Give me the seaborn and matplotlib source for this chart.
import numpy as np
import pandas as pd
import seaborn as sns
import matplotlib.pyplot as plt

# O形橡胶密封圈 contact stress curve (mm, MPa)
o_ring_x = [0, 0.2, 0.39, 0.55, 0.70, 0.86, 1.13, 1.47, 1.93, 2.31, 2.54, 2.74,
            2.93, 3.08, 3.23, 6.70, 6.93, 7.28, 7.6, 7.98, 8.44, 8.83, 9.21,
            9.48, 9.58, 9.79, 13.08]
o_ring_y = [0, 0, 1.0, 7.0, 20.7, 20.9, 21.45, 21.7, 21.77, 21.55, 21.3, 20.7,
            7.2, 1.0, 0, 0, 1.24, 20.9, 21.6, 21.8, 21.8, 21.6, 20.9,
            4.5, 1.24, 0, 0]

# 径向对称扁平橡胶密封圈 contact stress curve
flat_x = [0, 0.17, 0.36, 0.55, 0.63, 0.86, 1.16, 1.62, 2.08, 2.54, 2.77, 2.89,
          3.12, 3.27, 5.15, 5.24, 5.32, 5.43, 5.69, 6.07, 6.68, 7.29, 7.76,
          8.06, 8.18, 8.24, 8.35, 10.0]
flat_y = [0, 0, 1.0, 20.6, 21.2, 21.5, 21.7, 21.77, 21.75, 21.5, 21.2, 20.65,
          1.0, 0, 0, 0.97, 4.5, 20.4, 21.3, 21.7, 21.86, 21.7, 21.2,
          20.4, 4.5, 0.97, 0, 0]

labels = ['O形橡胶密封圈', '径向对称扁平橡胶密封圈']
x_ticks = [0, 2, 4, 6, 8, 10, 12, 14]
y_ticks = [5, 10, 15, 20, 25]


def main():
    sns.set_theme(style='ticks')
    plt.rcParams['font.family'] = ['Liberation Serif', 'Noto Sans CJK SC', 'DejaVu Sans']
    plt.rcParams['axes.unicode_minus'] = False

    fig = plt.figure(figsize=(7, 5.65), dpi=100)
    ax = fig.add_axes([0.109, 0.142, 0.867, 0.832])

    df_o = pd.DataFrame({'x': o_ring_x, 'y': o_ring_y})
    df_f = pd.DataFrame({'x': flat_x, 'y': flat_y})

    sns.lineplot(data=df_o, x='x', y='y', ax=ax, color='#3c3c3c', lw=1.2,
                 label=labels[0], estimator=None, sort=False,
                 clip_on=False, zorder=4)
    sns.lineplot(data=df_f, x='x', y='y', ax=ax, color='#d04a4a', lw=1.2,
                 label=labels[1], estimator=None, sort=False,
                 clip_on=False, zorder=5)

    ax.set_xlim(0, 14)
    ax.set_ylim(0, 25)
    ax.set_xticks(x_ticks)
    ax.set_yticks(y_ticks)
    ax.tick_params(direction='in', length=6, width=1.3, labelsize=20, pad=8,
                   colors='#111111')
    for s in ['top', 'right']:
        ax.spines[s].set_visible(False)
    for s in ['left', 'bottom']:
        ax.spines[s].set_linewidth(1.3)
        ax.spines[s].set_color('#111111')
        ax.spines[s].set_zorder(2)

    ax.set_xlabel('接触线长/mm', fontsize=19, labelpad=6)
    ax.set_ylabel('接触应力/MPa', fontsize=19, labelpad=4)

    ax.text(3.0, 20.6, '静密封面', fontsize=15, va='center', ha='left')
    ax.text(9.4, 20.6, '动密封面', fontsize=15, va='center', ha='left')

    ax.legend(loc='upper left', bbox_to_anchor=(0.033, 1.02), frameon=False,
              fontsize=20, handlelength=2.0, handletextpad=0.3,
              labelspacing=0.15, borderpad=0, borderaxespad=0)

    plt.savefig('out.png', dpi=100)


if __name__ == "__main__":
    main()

*****

# [Exercise description]
Pick out and copy every line that contains the word "matplotlib".

# [Solution]
Give me the seaborn and matplotlib source for this chart.
import matplotlib.pyplot as plt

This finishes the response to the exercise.